Der Tauscherwerb durch den Bf. fand statt, weil der Bf. wegen der beengten räumlichen Verhältnisse die Verlegung der in X. belegenen Hofreite seines landwirtschaftlichen Betriebes aus der geschlossenen Ortschaft beabsichtigte.
Das zuständige Kulturamt bescheinigte gemäß § 29 Abs. 2 des Reichssiedlungsgesetzes (RSiedlG), daß ein Siedlungsverfahren im Sinn des genannten Gesetzes vorliege und der Tauschvertrag zur Durchführung des Verfahrens diene. Der Bf., der sich vertraglich verpflichtet hatte, die sich aus dem Tauschvertrag ergebende Grunderwerbsteuer zu tragen, beantragte, ihm Steuerbefreiung zu gewähren. Das Finanzamt entsprach diesem Antrage nur insoweit, als es den Erwerb des Grundstücks zum Zwecke der Errichtung der neuen Hofreite von der Steuer freistellte; dagegen wurde der Bf. wegen der von der Pfarrei erworbenen Grundstücke in Höhe von 543,10 DM zur Grunderwerbsteuer herangezogen.
Der Bf. machte geltend, die Neuordnung des ländlichen Raumes und die damit erstrebte Verbesserung der Agrarstruktur erforderten, daß neben der Flurbereinigung und der Hebung von kleinbäuerlichen Betrieben auf eine volle Ackernahrung die in den Dörfern liegenden beengten landwirtschaftlichen Gehöfte aus der Dorfgemeinschaft gelöst und mehr in die Mitte oder an den Rand der Gemarkung verlegt würden, um dadurch eine notwendige Erweiterung und zweckmäßige Gestaltung der Hofreite zu ermöglichen. Deshalb werde die Aussiedlung von bestehenden landwirtschaftlichen Betrieben sowohl innerhalb als auch außerhalb der schwebenden Flurbereinigungsverfahren von den dafür zuständigen Behörden gefördert. Es handle sich bei der Aussiedlung um ein Siedlungsverfahren im Sinn des RSiedlG. Deshalb seien alle Geschäfte, die zur Durchführung dieses Aussiedlungsverfahrens gedient hätten, gemäß § 29 RSiedlG von der Steuer befreit. Die Aussiedlung sei von den zuständigen Behörden genehmigt worden. Die Aussiedlung seiner Hofreite sei aber nur durch den Erwerb eines geeigneten Grundstücks möglich gewesen. über ein für die Errichtung der neuen Hofreite geeignetes Grundstück habe er nicht verfügt. Demzufolge habe der Austausch der Grundstücke nicht nur mittelbar, sondern unmittelbar der Durchführung dieser Aussiedlung gedient.
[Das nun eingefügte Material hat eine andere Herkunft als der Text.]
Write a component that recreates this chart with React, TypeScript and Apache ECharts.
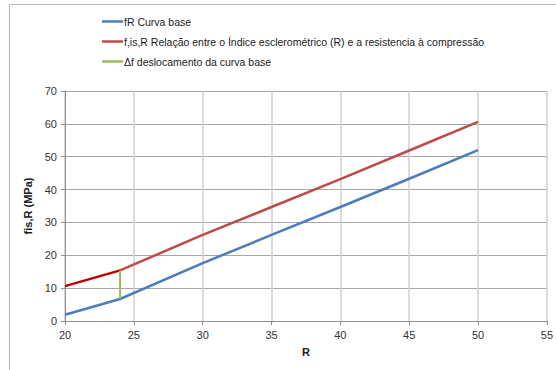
import React, { useEffect, useRef } from "react";
import * as echarts from "echarts";

const rValues = [20, 24, 30, 35, 40, 45, 50];
const baseCurve = [1.9, 6.7, 17.6, 26.2, 34.7, 43.3, 52.0];
const shiftedCurve = [10.6, 15.4, 26.2, 34.7, 43.2, 51.9, 60.6];
const shiftR = 24;
const shiftRange = [6.7, 15.4];
const xTicks = [20, 55, 5];
const yTicks = [0, 70, 10];
const names = [
  "fR Curva base",
  "f,is,R Relação entre o Índice esclerométrico (R) e a resistencia à compressão",
  "Δf deslocamento da curva base",
];

export default function App() {
  const ref = useRef<HTMLDivElement>(null);
  useEffect(() => {
    document.body.style.margin = "0";
    const chart = echarts.init(ref.current!, null, { renderer: "svg" });
    const font = "Liberation Sans";
    const basePts = rValues.map((r, i) => [r, baseCurve[i]]);
    const shiftedPts = rValues.map((r, i) => [r, shiftedCurve[i]]);
    const upper = shiftedPts.filter((p) => p[0] >= shiftR);
    const lower = shiftedPts.filter((p) => p[0] <= shiftR);
    chart.setOption({
      animation: false,
      textStyle: { fontFamily: font },
      graphic: [
        {
          type: "rect",
          shape: { x: 9.5, y: 4.5, width: 700, height: 500 },
          style: { fill: "none", stroke: "#b8b8b8", lineWidth: 1 },
          silent: true,
        },
      ],
      legend: {
        orient: "vertical",
        left: 97,
        top: 11,
        itemWidth: 21,
        itemHeight: 2.5,
        itemGap: 9,
        icon: "rect",
        data: names,
        textStyle: { fontFamily: font, fontSize: 10.5, color: "#1a1a1a", padding: [0, 0, 0, -4] },
      },
      grid: { left: 65, right: 8, top: 91, bottom: 49 },
      xAxis: {
        type: "value",
        min: xTicks[0],
        max: xTicks[1],
        interval: xTicks[2],
        name: "R",
        nameLocation: "middle",
        nameGap: 25,
        nameTextStyle: { fontWeight: "bold", fontSize: 11, color: "#1a1a1a", fontFamily: font },
        axisLine: { lineStyle: { color: "#8c8c8c" } },
        axisTick: { show: true, length: 4, lineStyle: { color: "#8c8c8c" } },
        axisLabel: { fontSize: 11, color: "#333", margin: 8 },
        splitLine: { show: true, lineStyle: { color: "#cfcfcf", width: 1.5 } },
      },
      yAxis: {
        type: "value",
        min: yTicks[0],
        max: yTicks[1],
        interval: yTicks[2],
        name: "fis,R (MPa)",
        nameLocation: "middle",
        nameGap: 26,
        nameTextStyle: { fontWeight: "bold", fontSize: 11, color: "#1a1a1a", fontFamily: font },
        axisLine: { show: true, lineStyle: { color: "#8c8c8c" } },
        axisTick: { show: true, length: 4, lineStyle: { color: "#8c8c8c" } },
        axisLabel: { fontSize: 11, color: "#333", margin: 8 },
        splitLine: { show: true, lineStyle: { color: "#a6a6a6", width: 1 } },
      },
      series: [
        {
          name: names[0],
          type: "line",
          data: basePts,
          showSymbol: false,
          lineStyle: { color: "#4A7EBB", width: 2.5 },
          itemStyle: { color: "#4A7EBB" },
        },
        {
          name: names[1],
          type: "line",
          data: upper,
          showSymbol: false,
          lineStyle: { color: "#BE4B48", width: 2.5 },
          itemStyle: { color: "#BE4B48" },
        },
        {
          name: "f,is,R (R < 24)",
          type: "line",
          data: lower,
          showSymbol: false,
          lineStyle: { color: "#C00000", width: 2.5 },
          itemStyle: { color: "#C00000" },
        },
        {
          name: names[2],
          type: "line",
          data: [
            [shiftR, shiftRange[0]],
            [shiftR, shiftRange[1]],
          ],
          showSymbol: false,
          lineStyle: { color: "#9BBB59", width: 2 },
          itemStyle: { color: "#9BBB59" },
        },
      ],
    });
    return () => chart.dispose();
  }, []);
  return <div ref={ref} style={{ width: 556, height: 370 }} />;
}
Zum Beweis dafür, daß die Aussiedlung unter bestimmten Voraussetzungen Siedlung im Sinn des RSiedlG sei, nahm der Bf. Bezug auf
die Anordnung des Hessischen Ministers für Landwirtschaft und Forsten vom 8. November 1954 (Staatsanzeiger für das Land Hessen 1954 S. 1191) betreffend Aussiedlung eines landwirtschaftlichen Betriebs außerhalb eines laufenden Flurbereinigungsverfahrens;
auf die Verwaltungsanordnung des Hessischen Ministers für Landwirtschaft und Forsten vom 12. September 1955 (Staatsanzeiger für das Land Hessen 1955 S. 1015) betreffend Aussiedlung einer Hofreite aus der geschlossenen Ortschaft innerhalb eines Flurbereinigungsverfahrens;
auf die Richtlinien des Hessischen Ministers für Landwirtschaft und Forsten vom 25. September 1957 (Staatsanzeiger für das Land Hessen 1957 S. 1042).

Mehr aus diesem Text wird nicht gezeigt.